== Task instructions ==
Output the full listing below exactly, without the pictures.
+++ Available data
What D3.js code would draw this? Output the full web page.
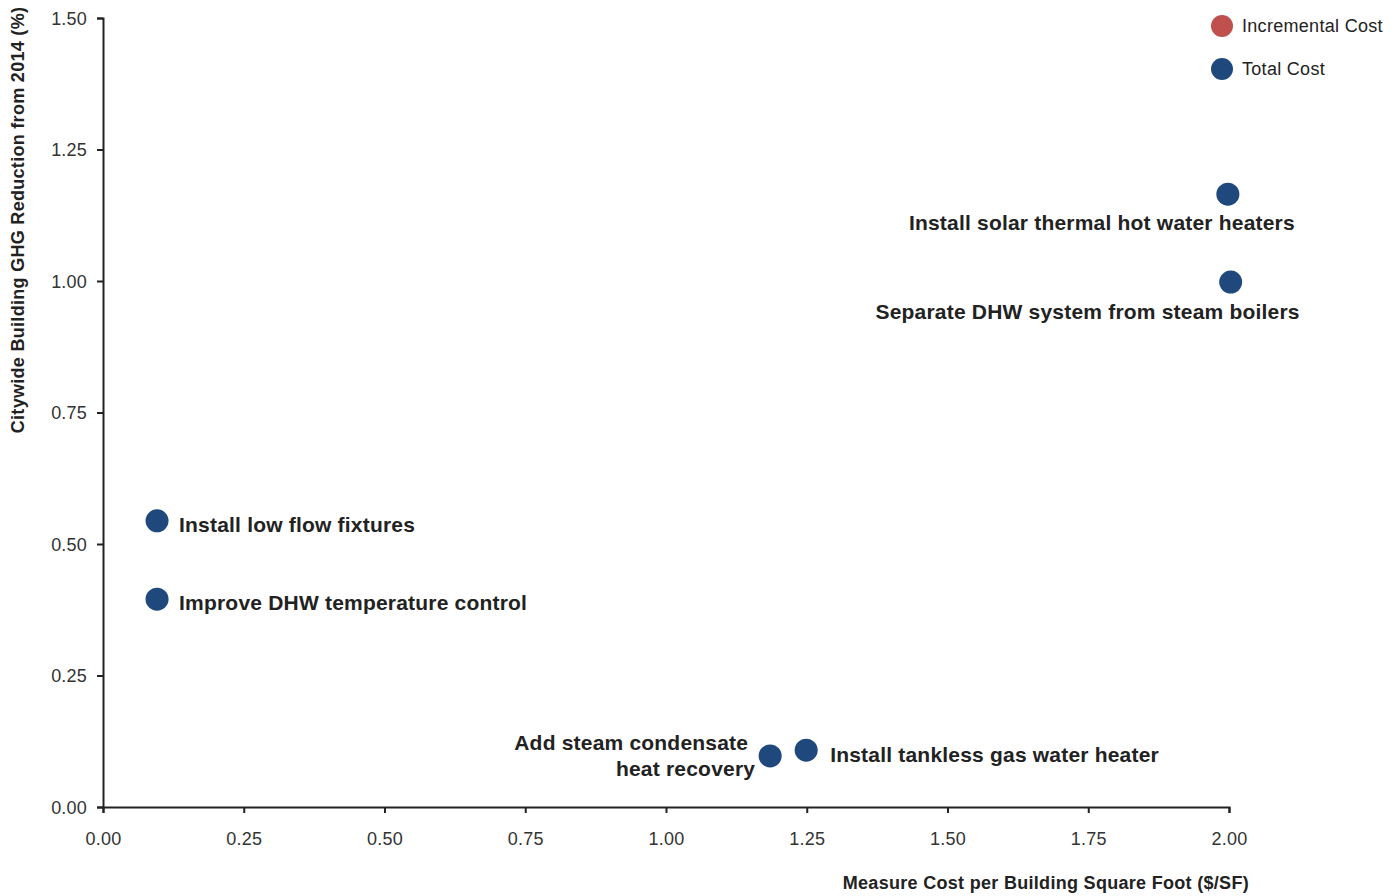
<!DOCTYPE html>
<html><head><meta charset="utf-8">
<script src="https://cdn.jsdelivr.net/npm/d3@7"></script>
<style>body{margin:0;background:#fff;}svg{display:block;font-family:"Liberation Sans",Arial,sans-serif;}</style>
</head><body>
<svg id="c" width="1397" height="896"></svg>
<script>
const measures = ["Install solar thermal hot water heaters","Separate DHW system from steam boilers","Install low flow fixtures","Improve DHW temperature control","Add steam condensate heat recovery","Install tankless gas water heater"];
const costValues = [1.998, 2.003, 0.096, 0.096, 1.185, 1.249];
const ghgValues = [1.165, 0.998, 0.544, 0.395, 0.097, 0.108];
const xTicks = [0, 0.25, 0.5, 0.75, 1.0, 1.25, 1.5, 1.75, 2.0];
const yTicks = [0, 0.25, 0.5, 0.75, 1.0, 1.25, 1.5];
const legendItems = ["Incremental Cost", "Total Cost"];
const legendColors = ["#c0504d", "#1f497d"];
// label placement: [anchor, dx, dy, lines]
const labelPlace = [
  ["end", 67, 36, ["Install solar thermal hot water heaters"]],
  ["end", 69, 37, ["Separate DHW system from steam boilers"]],
  ["start", 22, 11, ["Install low flow fixtures"]],
  ["start", 22, 11, ["Improve DHW temperature control"]],
  ["end", -22, -6, ["Add steam condensate", "heat recovery"]],
  ["start", 24, 12, ["Install tankless gas water heater"]]
];

const svg = d3.select("#c");
const x = d3.scaleLinear().domain([0, 2]).range([103, 1229]);
const y = d3.scaleLinear().domain([0, 1.5]).range([807, 18]);

const xa = svg.append("g").attr("transform", "translate(0,807)")
  .call(d3.axisBottom(x).tickValues(xTicks).tickFormat(d3.format(".2f")).tickSizeOuter(0).tickSize(6).tickPadding(19));
const ya = svg.append("g").attr("transform", "translate(103,0)")
  .call(d3.axisLeft(y).tickValues(yTicks).tickFormat(d3.format(".2f")).tickSizeOuter(0).tickSize(6).tickPadding(10));
[xa, ya].forEach(a => {
  a.select(".domain").attr("stroke", "#222").attr("stroke-width", 2);
  a.selectAll(".tick line").attr("stroke", "#222").attr("stroke-width", 2);
  a.selectAll(".tick text").attr("font-size", 18).attr("fill", "#333").attr("letter-spacing", 0.2)
    .attr("font-family", "Liberation Sans, Arial, sans-serif");
});
ya.selectAll(".tick text").attr("dy", "0.35em");

svg.append("text").attr("x", 1249).attr("y", 889).attr("text-anchor", "end")
  .attr("font-size", 18).attr("font-weight", "bold").attr("fill", "#222").attr("letter-spacing", 0.3)
  .text("Measure Cost per Building Square Foot ($/SF)");
svg.append("text").attr("transform", "translate(24,220) rotate(-90)").attr("text-anchor", "middle")
  .attr("font-size", 18).attr("font-weight", "bold").attr("fill", "#222").attr("letter-spacing", 0.3)
  .text("Citywide Building GHG Reduction from 2014 (%)");

const data = measures.map((m, i) => ({m, c: costValues[i], g: ghgValues[i], p: labelPlace[i]}));
svg.append("g").selectAll("circle").data(data).join("circle")
  .attr("cx", d => x(d.c)).attr("cy", d => y(d.g)).attr("r", 11.5).attr("fill", "#1f497d");

const lbl = svg.append("g").selectAll("text").data(data).join("text")
  .attr("x", d => x(d.c) + d.p[1]).attr("y", d => y(d.g) + d.p[2])
  .attr("text-anchor", d => d.p[0]).attr("font-size", 21).attr("font-weight", "bold").attr("fill", "#222")
  .attr("letter-spacing", 0.2);
lbl.each(function(d) {
  const t = d3.select(this);
  d.p[3].forEach((line, j) => {
    t.append("tspan").attr("x", x(d.c) + d.p[1] + (j > 0 ? 7 : 0)).attr("dy", j === 0 ? 0 : 26).text(line);
  });
});

const lg = svg.append("g");
legendItems.forEach((name, i) => {
  lg.append("circle").attr("cx", 1222).attr("cy", 26 + i * 43).attr("r", 11).attr("fill", legendColors[i]);
  lg.append("text").attr("x", 1242).attr("y", 26 + i * 43 + 6).attr("font-size", 18).attr("fill", "#222")
    .attr("letter-spacing", 0.3).text(name);
});
</script>
</body></html>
++++++
== Full output ==
What D3.js code would draw this? Output the full web page.
<!DOCTYPE html>
<html><head><meta charset="utf-8">
<script src="https://cdn.jsdelivr.net/npm/d3@7"></script>
<style>body{margin:0;background:#fff;}svg{display:block;font-family:"Liberation Sans",Arial,sans-serif;}</style>
</head><body>
<svg id="c" width="1397" height="896"></svg>
<script>
const measures = ["Install solar thermal hot water heaters","Separate DHW system from steam boilers","Install low flow fixtures","Improve DHW temperature control","Add steam condensate heat recovery","Install tankless gas water heater"];
const costValues = [1.998, 2.003, 0.096, 0.096, 1.185, 1.249];
const ghgValues = [1.165, 0.998, 0.544, 0.395, 0.097, 0.108];
const xTicks = [0, 0.25, 0.5, 0.75, 1.0, 1.25, 1.5, 1.75, 2.0];
const yTicks = [0, 0.25, 0.5, 0.75, 1.0, 1.25, 1.5];
const legendItems = ["Incremental Cost", "Total Cost"];
const legendColors = ["#c0504d", "#1f497d"];
// label placement: [anchor, dx, dy, lines]
const labelPlace = [
  ["end", 67, 36, ["Install solar thermal hot water heaters"]],
  ["end", 69, 37, ["Separate DHW system from steam boilers"]],
  ["start", 22, 11, ["Install low flow fixtures"]],
  ["start", 22, 11, ["Improve DHW temperature control"]],
  ["end", -22, -6, ["Add steam condensate", "heat recovery"]],
  ["start", 24, 12, ["Install tankless gas water heater"]]
];

const svg = d3.select("#c");
const x = d3.scaleLinear().domain([0, 2]).range([103, 1229]);
const y = d3.scaleLinear().domain([0, 1.5]).range([807, 18]);

const xa = svg.append("g").attr("transform", "translate(0,807)")
  .call(d3.axisBottom(x).tickValues(xTicks).tickFormat(d3.format(".2f")).tickSizeOuter(0).tickSize(6).tickPadding(19));
const ya = svg.append("g").attr("transform", "translate(103,0)")
  .call(d3.axisLeft(y).tickValues(yTicks).tickFormat(d3.format(".2f")).tickSizeOuter(0).tickSize(6).tickPadding(10));
[xa, ya].forEach(a => {
  a.select(".domain").attr("stroke", "#222").attr("stroke-width", 2);
  a.selectAll(".tick line").attr("stroke", "#222").attr("stroke-width", 2);
  a.selectAll(".tick text").attr("font-size", 18).attr("fill", "#333").attr("letter-spacing", 0.2)
    .attr("font-family", "Liberation Sans, Arial, sans-serif");
});
ya.selectAll(".tick text").attr("dy", "0.35em");

svg.append("text").attr("x", 1249).attr("y", 889).attr("text-anchor", "end")
  .attr("font-size", 18).attr("font-weight", "bold").attr("fill", "#222").attr("letter-spacing", 0.3)
  .text("Measure Cost per Building Square Foot ($/SF)");
svg.append("text").attr("transform", "translate(24,220) rotate(-90)").attr("text-anchor", "middle")
  .attr("font-size", 18).attr("font-weight", "bold").attr("fill", "#222").attr("letter-spacing", 0.3)
  .text("Citywide Building GHG Reduction from 2014 (%)");

const data = measures.map((m, i) => ({m, c: costValues[i], g: ghgValues[i], p: labelPlace[i]}));
svg.append("g").selectAll("circle").data(data).join("circle")
  .attr("cx", d => x(d.c)).attr("cy", d => y(d.g)).attr("r", 11.5).attr("fill", "#1f497d");

const lbl = svg.append("g").selectAll("text").data(data).join("text")
  .attr("x", d => x(d.c) + d.p[1]).attr("y", d => y(d.g) + d.p[2])
  .attr("text-anchor", d => d.p[0]).attr("font-size", 21).attr("font-weight", "bold").attr("fill", "#222")
  .attr("letter-spacing", 0.2);
lbl.each(function(d) {
  const t = d3.select(this);
  d.p[3].forEach((line, j) => {
    t.append("tspan").attr("x", x(d.c) + d.p[1] + (j > 0 ? 7 : 0)).attr("dy", j === 0 ? 0 : 26).text(line);
  });
});

const lg = svg.append("g");
legendItems.forEach((name, i) => {
  lg.append("circle").attr("cx", 1222).attr("cy", 26 + i * 43).attr("r", 11).attr("fill", legendColors[i]);
  lg.append("text").attr("x", 1242).attr("y", 26 + i * 43 + 6).attr("font-size", 18).attr("fill", "#222")
    .attr("letter-spacing", 0.3).text(name);
});
</script>
</body></html>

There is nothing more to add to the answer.